Catatan dari perjalanan Implementasi RME di Rumah Sakit Pratama Salutambung Majene
Jalanan mulai menanjak ketika mobil kami meninggalkan Mamuju sekitar pukul sembilan pagi. Bersama Pak Madhur dari Dinas Kominfo dan Pak Yusran rekan kerja di kantor, kami bertiga menuju sebuah tempat yang tak terlalu jauh di peta, tapi terasa begitu jauh di hati, Rumah Sakit Pratama Salutambung di Majene.
Perjalanan hanya sekitar satu jam, tapi rasanya seperti menembus batas waktu. Ketika tulisan besar “Rumah Sakit Pratama Majene” muncul di depan mata, di atas gerbang yang sederhana, hati saya seperti disentuh rasa haru. Di kanan kiri, rerumputan tumbuh liar, semak-semak seolah ingin menelan bangunan hijau muda yang berdiri tenang tak jauh dari jalan Trans Sulawesi.
Rumah sakit ini dibangun pada 2020 dan baru diresmikan di akhir 2023. Dari luar, ia tampak kokoh namun juga letih. Dinding hijau yang mulai kusam, plafon yang retak, dan bekas bocoran air di beberapa titik, semua menjadi saksi bisu gempa beberapa tahun silam yang mengguncang Majene. Tapi di balik itu, ada denyut kehidupan yang tetap berusaha berdiri tegak.

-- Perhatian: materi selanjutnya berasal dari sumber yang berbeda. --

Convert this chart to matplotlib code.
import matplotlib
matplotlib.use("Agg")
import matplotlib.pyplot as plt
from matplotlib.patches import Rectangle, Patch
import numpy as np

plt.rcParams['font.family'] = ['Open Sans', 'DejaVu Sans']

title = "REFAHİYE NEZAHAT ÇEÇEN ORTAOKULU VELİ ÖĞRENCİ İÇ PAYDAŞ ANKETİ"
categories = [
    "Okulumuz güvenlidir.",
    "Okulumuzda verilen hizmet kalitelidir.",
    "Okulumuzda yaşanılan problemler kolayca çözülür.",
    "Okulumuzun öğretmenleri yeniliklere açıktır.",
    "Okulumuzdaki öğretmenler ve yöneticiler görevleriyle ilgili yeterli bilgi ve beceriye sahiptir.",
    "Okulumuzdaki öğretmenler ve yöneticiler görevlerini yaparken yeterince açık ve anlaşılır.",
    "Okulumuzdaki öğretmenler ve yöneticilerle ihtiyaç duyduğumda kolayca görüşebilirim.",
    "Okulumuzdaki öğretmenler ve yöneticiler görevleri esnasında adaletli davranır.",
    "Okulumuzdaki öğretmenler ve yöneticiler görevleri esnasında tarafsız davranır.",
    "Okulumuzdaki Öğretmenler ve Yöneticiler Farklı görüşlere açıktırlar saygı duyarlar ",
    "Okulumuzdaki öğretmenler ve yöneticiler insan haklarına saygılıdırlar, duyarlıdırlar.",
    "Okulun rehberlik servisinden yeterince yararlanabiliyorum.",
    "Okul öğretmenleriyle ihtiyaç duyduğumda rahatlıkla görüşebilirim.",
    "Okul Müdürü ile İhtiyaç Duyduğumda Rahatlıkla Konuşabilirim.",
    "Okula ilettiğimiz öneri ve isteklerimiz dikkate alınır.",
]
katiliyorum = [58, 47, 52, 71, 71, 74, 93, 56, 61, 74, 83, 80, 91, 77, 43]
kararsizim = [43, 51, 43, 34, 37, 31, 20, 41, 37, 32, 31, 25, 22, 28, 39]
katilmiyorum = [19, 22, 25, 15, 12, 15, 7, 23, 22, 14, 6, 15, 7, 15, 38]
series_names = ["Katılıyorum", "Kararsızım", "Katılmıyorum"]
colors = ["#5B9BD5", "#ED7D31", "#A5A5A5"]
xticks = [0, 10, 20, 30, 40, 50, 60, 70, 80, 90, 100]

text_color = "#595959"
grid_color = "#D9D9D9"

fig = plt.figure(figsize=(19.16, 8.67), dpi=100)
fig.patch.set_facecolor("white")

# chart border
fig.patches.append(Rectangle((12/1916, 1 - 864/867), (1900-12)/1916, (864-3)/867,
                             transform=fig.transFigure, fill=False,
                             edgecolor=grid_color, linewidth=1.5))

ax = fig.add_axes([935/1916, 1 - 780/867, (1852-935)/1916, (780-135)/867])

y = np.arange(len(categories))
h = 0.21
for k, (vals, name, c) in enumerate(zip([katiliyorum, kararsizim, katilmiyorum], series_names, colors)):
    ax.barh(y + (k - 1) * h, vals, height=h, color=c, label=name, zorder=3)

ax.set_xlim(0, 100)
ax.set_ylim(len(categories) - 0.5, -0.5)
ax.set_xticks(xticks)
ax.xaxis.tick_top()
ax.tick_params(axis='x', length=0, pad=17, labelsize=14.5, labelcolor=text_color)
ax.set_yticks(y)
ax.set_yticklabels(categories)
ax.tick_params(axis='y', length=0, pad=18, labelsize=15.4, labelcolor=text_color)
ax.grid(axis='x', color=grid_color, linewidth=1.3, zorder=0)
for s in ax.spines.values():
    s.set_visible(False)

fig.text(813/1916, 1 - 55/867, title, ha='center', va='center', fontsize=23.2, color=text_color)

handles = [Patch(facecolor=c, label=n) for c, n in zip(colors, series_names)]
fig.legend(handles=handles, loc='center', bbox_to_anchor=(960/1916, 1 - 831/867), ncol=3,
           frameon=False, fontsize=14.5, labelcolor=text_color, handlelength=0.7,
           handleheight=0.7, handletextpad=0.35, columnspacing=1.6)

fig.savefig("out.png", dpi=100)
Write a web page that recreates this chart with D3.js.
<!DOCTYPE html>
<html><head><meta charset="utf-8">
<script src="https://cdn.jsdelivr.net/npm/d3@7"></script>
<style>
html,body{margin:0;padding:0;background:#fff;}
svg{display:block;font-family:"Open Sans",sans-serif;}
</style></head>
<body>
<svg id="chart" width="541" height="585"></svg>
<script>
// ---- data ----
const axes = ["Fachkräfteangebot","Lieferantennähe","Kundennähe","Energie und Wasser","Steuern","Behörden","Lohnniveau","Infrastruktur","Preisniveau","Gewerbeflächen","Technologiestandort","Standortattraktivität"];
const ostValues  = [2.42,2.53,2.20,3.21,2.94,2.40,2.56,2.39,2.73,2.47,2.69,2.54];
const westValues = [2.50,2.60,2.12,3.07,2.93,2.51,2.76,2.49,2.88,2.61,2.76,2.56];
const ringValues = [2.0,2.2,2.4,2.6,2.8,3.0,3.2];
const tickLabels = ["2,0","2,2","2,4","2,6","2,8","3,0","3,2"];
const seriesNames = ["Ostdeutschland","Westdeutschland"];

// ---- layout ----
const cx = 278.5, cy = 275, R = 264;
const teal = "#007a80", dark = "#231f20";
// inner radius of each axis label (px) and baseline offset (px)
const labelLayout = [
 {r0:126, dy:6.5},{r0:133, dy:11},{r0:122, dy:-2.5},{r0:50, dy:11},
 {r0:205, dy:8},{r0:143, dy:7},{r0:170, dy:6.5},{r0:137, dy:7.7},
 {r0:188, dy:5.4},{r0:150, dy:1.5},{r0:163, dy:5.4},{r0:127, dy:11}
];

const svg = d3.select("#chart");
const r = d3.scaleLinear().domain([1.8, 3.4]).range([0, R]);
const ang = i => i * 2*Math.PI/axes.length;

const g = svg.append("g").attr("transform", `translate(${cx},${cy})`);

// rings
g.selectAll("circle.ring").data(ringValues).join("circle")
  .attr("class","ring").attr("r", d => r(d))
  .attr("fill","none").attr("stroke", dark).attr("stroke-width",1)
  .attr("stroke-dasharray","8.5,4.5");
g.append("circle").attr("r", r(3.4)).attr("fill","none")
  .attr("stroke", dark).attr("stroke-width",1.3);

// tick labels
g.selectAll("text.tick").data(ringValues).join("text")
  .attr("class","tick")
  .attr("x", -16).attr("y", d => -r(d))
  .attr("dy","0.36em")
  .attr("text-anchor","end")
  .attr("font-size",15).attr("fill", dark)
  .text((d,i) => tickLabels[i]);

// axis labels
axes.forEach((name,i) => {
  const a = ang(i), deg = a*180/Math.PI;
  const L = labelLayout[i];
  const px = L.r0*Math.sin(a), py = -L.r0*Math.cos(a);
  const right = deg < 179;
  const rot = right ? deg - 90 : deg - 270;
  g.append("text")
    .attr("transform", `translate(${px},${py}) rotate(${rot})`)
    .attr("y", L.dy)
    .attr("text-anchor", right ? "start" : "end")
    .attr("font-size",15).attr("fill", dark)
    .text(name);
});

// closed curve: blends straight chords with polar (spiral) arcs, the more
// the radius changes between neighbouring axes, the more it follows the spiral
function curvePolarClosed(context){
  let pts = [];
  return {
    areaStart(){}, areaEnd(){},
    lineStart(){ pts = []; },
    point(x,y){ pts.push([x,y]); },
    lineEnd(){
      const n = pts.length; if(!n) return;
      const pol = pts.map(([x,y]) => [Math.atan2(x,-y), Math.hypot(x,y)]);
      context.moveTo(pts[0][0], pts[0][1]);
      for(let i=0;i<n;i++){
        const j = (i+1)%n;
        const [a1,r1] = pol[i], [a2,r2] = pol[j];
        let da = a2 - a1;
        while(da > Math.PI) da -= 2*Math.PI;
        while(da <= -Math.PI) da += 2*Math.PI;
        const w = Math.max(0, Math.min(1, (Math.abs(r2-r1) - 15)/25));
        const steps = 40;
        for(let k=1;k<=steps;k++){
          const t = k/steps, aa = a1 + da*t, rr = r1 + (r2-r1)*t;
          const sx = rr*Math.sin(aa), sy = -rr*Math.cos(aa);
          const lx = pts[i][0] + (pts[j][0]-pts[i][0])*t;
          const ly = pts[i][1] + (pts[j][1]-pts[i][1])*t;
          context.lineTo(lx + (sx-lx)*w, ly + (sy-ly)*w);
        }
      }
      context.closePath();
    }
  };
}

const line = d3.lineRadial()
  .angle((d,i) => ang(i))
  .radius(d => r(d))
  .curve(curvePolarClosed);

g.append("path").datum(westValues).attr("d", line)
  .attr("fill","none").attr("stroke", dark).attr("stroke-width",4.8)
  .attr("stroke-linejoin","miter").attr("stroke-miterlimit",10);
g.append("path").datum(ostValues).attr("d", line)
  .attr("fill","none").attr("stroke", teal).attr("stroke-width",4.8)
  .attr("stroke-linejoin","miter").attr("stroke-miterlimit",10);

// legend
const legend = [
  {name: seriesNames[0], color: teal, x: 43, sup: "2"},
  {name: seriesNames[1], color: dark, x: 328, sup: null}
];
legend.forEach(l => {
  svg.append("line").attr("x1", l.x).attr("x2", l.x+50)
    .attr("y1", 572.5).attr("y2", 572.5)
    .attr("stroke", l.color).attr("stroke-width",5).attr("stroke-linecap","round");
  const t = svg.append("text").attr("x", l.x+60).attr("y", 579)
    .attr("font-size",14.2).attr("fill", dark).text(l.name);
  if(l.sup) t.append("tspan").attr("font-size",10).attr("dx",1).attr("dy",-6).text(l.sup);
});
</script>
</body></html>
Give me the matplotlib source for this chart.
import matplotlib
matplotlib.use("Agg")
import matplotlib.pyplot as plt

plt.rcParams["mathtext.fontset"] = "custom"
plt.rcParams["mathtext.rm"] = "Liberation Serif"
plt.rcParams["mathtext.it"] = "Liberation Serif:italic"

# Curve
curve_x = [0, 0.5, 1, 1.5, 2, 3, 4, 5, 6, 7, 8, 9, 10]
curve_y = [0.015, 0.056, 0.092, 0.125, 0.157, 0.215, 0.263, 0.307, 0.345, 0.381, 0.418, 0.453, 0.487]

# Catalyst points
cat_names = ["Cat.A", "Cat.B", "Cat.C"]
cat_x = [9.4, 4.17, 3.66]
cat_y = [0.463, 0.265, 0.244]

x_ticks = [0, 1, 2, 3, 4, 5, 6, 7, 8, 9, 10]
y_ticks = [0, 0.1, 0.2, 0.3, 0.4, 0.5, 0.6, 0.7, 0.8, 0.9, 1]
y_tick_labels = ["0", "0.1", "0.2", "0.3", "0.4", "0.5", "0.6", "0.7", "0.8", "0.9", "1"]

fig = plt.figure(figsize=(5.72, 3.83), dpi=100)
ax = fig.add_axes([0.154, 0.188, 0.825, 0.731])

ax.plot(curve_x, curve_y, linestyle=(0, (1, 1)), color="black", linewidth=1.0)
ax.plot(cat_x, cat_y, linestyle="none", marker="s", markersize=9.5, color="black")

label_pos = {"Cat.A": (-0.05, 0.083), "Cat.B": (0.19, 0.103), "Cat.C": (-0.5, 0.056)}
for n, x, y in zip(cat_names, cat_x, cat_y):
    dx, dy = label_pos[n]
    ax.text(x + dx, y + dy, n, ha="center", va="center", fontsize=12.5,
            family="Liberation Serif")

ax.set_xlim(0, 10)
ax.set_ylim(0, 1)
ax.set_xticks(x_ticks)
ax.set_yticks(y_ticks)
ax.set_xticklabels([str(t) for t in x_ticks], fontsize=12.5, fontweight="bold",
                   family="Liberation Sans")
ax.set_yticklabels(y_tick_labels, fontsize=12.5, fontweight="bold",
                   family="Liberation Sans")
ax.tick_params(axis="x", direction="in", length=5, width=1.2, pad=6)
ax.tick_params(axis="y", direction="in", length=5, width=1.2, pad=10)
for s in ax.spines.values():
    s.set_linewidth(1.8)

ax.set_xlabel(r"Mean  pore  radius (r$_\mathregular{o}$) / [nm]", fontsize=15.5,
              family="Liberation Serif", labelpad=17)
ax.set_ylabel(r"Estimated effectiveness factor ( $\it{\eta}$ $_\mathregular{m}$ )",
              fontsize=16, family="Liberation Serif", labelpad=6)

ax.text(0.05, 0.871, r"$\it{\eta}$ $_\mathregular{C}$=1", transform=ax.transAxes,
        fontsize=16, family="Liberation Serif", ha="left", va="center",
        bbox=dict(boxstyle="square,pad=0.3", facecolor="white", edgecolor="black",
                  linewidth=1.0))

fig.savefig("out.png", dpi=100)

Saya datang hari ini bukan sekadar untuk memeriksa atau memantau. Kami datang untuk menghidupkan sesuatu yang baru, implementasi Rekam Medis Elektronik, sebuah langkah kecil tapi penting dalam perjalanan panjang transformasi digital kesehatan, sesuai Permenkes No. 24 Tahun 2022.
Di ruang administrasi, wajah-wajah muda menyambut kami. Ada semangat yang tidak bisa disembunyikan antara gugup, antusias, dan rasa ingin tahu yang besar. Mereka ingin belajar, ingin berubah, ingin menjadi bagian dari sesuatu yang lebih besar dari diri mereka sendiri.
Kami bersama tim Kominfo kemudian bergerak ke Puskesmas Salutambung, yang berdiri tak jauh dari rumah sakit. Di sana, kabel fiber optic sudah terpasang berkat fasilitas Starlink dari Pemerintah Provinsi Sulawesi Barat beberapa bulan lalu. Dari sinilah kami merencanakan untuk menarik koneksi, mengalirkan “nadi digital” menuju rumah sakit yang seolah menghubungkan dua nadi satu dari bumi, satu dari langit.
Sore itu, anak-anak muda rumah sakit sibuk naik ke plafon, menarik kabel LAN dari satu ruangan ke ruangan lain. Saya melihat mereka bekerja tanpa banyak bicara, tapi dengan kesungguhan yang jarang saya temui. Ada semangat yang tidak bisa dibeli oleh proyek besar manapun semangat untuk berbuat, bukan sekadar hadir.
Saya membatin, perubahan besar di dunia ini seringkali dimulai dari hal-hal kecil seperti ini dari kabel yang ditarik pelan-pelan di plafon rumah sakit kecil di Salutambung. Dari tangan-tangan muda yang mungkin tak dikenal siapa pun, tapi sedang menyalakan masa depan kesehatan daerah mereka.
Rumah sakit ini masih jauh dari sempurna. Beberapa plafon masih rusak, semak belukar di jalan depan masih tumbuh liar, dan tumpukan sampah ringan sisa plafon yang jatuh masih berserakan. Tapi di balik itu semua, saya melihat sesuatu yang jauh lebih berharga yaitu harapan.
Harapan bahwa rumah sakit ini tak hanya akan menjadi tempat orang datang untuk sembuh, tapi juga tempat semangat muda tumbuh. Tempat kerja keras kecil hari ini menjadi fondasi bagi pelayanan kesehatan yang lebih manusiawi di masa depan.
Salutambung sore ini terasa teduh ditambah guyuran air hujan dari langit. Langit Majene seperti mengirimkan pesan diam bahwa perubahan tidak selalu datang dari gedung megah atau teknologi canggih, tapi dari hati-hati yang tulus bekerja dalam senyap.
Dan di antara kabel yang kami bentangkan hari itu, mungkin tersambung pula sesuatu yang tak terlihat yaitu jaringan harapan manusia.